Um die Handlungsfähigkeit der UNO zu erhalten müssen wir auch in Prozesse investieren. Denn die UNO zeichnet sich nicht nur durch die Inhalte ihrer Arbeit aus, sondern auch durch ihre Arbeitsweise. Ein starkes UNO-System, das bedeutet auch ein effizientes und modernes UNO-System. Dazu sind Managementreformen nötig.

Besonders wichtig ist in unserer vernetzten Welt der Dialog. Dialog braucht Zeit und Engagement von allen Seiten.

Er muss breit geführt werden und alle relevanten Akteure einbeziehen. Beispielsweise zeigt der Klimaschutz, dass der politische Dialog unter den Staaten nicht ausreicht.

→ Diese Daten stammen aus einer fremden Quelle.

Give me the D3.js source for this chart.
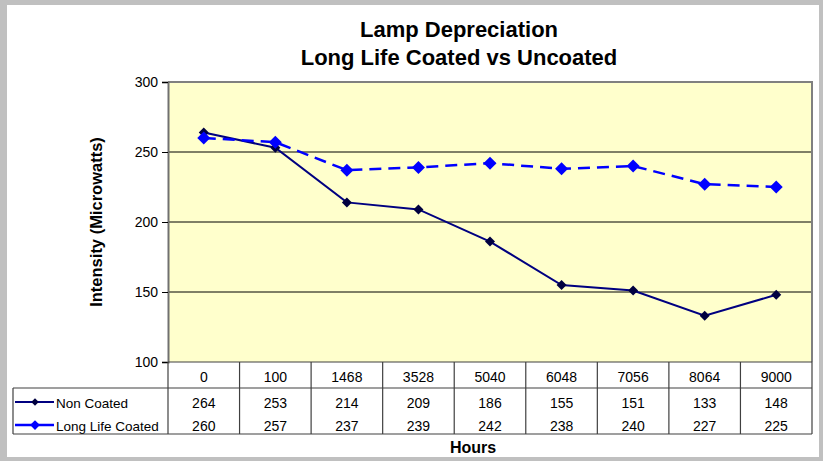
<!DOCTYPE html>
<html>
<head>
<meta charset="utf-8">
<script src="https://cdn.jsdelivr.net/npm/d3@7"></script>
<style>
  body { margin: 0; background: #fff; }
  text { font-family: "Liberation Sans", Arial, sans-serif; fill: #000; }
</style>
</head>
<body>
<div id="chart"></div>
<script>
const hours = ['0', '100', '1468', '3528', '5040', '6048', '7056', '8064', '9000'];
const nonCoated = [264, 253, 214, 209, 186, 155, 151, 133, 148];
const longLifeCoated = [260, 257, 237, 239, 242, 238, 240, 227, 225];
const yTicks = [100, 150, 200, 250, 300];

const series = [
  { name: 'Non Coated', values: nonCoated, color: '#000080', dash: null, width: 2, marker: 5, markerFill: '#000040' },
  { name: 'Long Life Coated', values: longLifeCoated, color: '#0000FF', dash: '12,7', width: 2.5, marker: 6.5, markerFill: '#0000FF' }
];

const W = 823, H = 461;
const plot = { left: 168, right: 812, top: 82, bottom: 362 };
const rowH = 24;

const svg = d3.select('#chart').append('svg')
  .attr('width', W).attr('height', H);

// outer frame
svg.append('rect').attr('width', W).attr('height', H).attr('fill', '#c0c0c0');
svg.append('rect').attr('x', 7).attr('y', 5).attr('width', 812).attr('height', 452).attr('fill', '#fff');

const x = d3.scaleBand().domain(hours).range([plot.left, plot.right]);
const y = d3.scaleLinear().domain([100, 300]).range([plot.bottom, plot.top]);

// plot area
svg.append('rect')
  .attr('x', plot.left).attr('y', plot.top)
  .attr('width', plot.right - plot.left).attr('height', plot.bottom - plot.top)
  .attr('fill', '#FFFFCC');

// gridlines
svg.append('g').selectAll('line')
  .data(yTicks.filter(d => d > 100 && d < 300))
  .join('line')
  .attr('x1', plot.left).attr('x2', plot.right)
  .attr('y1', d => y(d)).attr('y2', d => y(d))
  .attr('stroke', '#000').attr('stroke-width', 1);

// top/right border
svg.append('path')
  .attr('d', `M${plot.left},${plot.top}H${plot.right}V${plot.bottom}`)
  .attr('fill', 'none').attr('stroke', '#808080').attr('stroke-width', 2);

// y axis
const yAxis = svg.append('g')
  .attr('transform', `translate(${plot.left},0)`)
  .call(d3.axisLeft(y).tickValues(yTicks).tickSize(6).tickPadding(4));
yAxis.select('.domain').attr('stroke', '#707070').attr('stroke-width', 2);
yAxis.selectAll('.tick line').attr('stroke', '#000');
yAxis.selectAll('.tick text')
  .style('font-family', '"Liberation Sans", Arial, sans-serif')
  .style('font-size', '14px').attr('fill', '#000');

// lines and markers
const line = d3.line()
  .x((d, i) => x(hours[i]) + x.bandwidth() / 2)
  .y(d => y(d));

series.forEach(s => {
  svg.append('path')
    .datum(s.values)
    .attr('d', line)
    .attr('fill', 'none')
    .attr('stroke', s.color)
    .attr('stroke-width', s.width)
    .attr('stroke-dasharray', s.dash);
  svg.append('g').selectAll('path')
    .data(s.values)
    .join('path')
    .attr('transform', (d, i) => `translate(${x(hours[i]) + x.bandwidth() / 2},${y(d)})`)
    .attr('d', `M0,${-s.marker}L${s.marker},0L0,${s.marker}L${-s.marker},0Z`)
    .attr('fill', s.markerFill);
});

// data table
const tableLeft = 13;
const rowTop = plot.bottom;
const catBottom = rowTop + 26;
const tableBottom = catBottom + rowH * 2 - 2;
const tbl = svg.append('g').attr('stroke', '#404040').attr('stroke-width', 1.2);

tbl.append('line').attr('x1', plot.left).attr('x2', plot.right).attr('y1', rowTop).attr('y2', rowTop);
tbl.append('line').attr('x1', tableLeft).attr('x2', plot.right).attr('y1', catBottom).attr('y2', catBottom);
tbl.append('line').attr('x1', tableLeft).attr('x2', plot.right).attr('y1', tableBottom).attr('y2', tableBottom);
tbl.append('line').attr('x1', tableLeft).attr('x2', tableLeft).attr('y1', catBottom).attr('y2', tableBottom);
tbl.selectAll('line.col')
  .data(hours.map(h => x(h)).concat([plot.right]))
  .join('line')
  .attr('class', 'col')
  .attr('x1', d => d).attr('x2', d => d)
  .attr('y1', rowTop).attr('y2', tableBottom);

svg.append('g').selectAll('text')
  .data(hours)
  .join('text')
  .attr('x', d => x(d) + x.bandwidth() / 2)
  .attr('y', rowTop + 20)
  .attr('text-anchor', 'middle')
  .style('font-size', '14px')
  .text(d => d);

series.forEach((s, k) => {
  const ty = catBottom + 20 + k * 23;
  svg.append('g').selectAll('text')
    .data(s.values)
    .join('text')
    .attr('x', (d, i) => x(hours[i]) + x.bandwidth() / 2)
    .attr('y', ty)
    .attr('text-anchor', 'middle')
    .style('font-size', '14px')
    .text(d => d);
  // legend key
  const ly = ty - 6;
  svg.append('line')
    .attr('x1', 15).attr('x2', 54).attr('y1', ly).attr('y2', ly)
    .attr('stroke', s.color).attr('stroke-width', s.width);
  const m = s.marker * 0.75;
  svg.append('path')
    .attr('transform', `translate(35,${ly})`)
    .attr('d', `M0,${-m}L${m},0L0,${m}L${-m},0Z`)
    .attr('fill', s.markerFill);
  svg.append('text')
    .attr('x', 56).attr('y', ty)
    .style('font-size', '13.5px')
    .text(s.name);
});

// titles
svg.append('text')
  .attr('x', 459).attr('y', 37)
  .attr('text-anchor', 'middle')
  .style('font-size', '22px').style('font-weight', 'bold')
  .text('Lamp Depreciation');
svg.append('text')
  .attr('x', 459).attr('y', 65)
  .attr('text-anchor', 'middle')
  .style('font-size', '22px').style('font-weight', 'bold')
  .text('Long Life Coated vs Uncoated');

svg.append('text')
  .attr('transform', `translate(102,${(plot.top + plot.bottom) / 2}) rotate(-90)`)
  .attr('text-anchor', 'middle')
  .style('font-size', '16.5px').style('font-weight', 'bold')
  .text('Intensity (Microwatts)');

svg.append('text')
  .attr('x', 473).attr('y', 453)
  .attr('text-anchor', 'middle')
  .style('font-size', '16px').style('font-weight', 'bold')
  .text('Hours');
</script>
</body>
</html>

Extreme Wetterereignisse wie Hurrikane machen deutlich, dass das Pariser Klimaabkommen rasch umgesetzt werden muss. Wissenschaftler gehen davon aus, dass Ereignisse dieser Art die neue Realität werden, wenn nicht gehandelt wird.

Der Privatsektor etwa baut, im Dialog mit Wissenschaft und Politik, an Lösungen mit und ist essentiell für Innovation, Fortschritt und Entwicklung. Wissenschaftsdiplomatie und ein Austausch mit der Wissenschaft erlauben es uns, die richtigen Entscheidungen zu treffen. Als politische Verantwortungsträger müssen wir unsere Entscheidungen auf gesicherte Erkenntnisse stützen („evidence-based policy“).

Die Schweiz ist der festen Überzeugung, dass sich Investitionen in ein funktionierendes multilaterales System – und insbesondere in eine leistungsfähige UNO – lohnen. Angesichts der Herausforderungen aber auch der Vernetzung unserer Zeit ist „jeder für sich alleine“ keine Option.

Ich danke Ihnen für Ihre Aufmerksamkeit.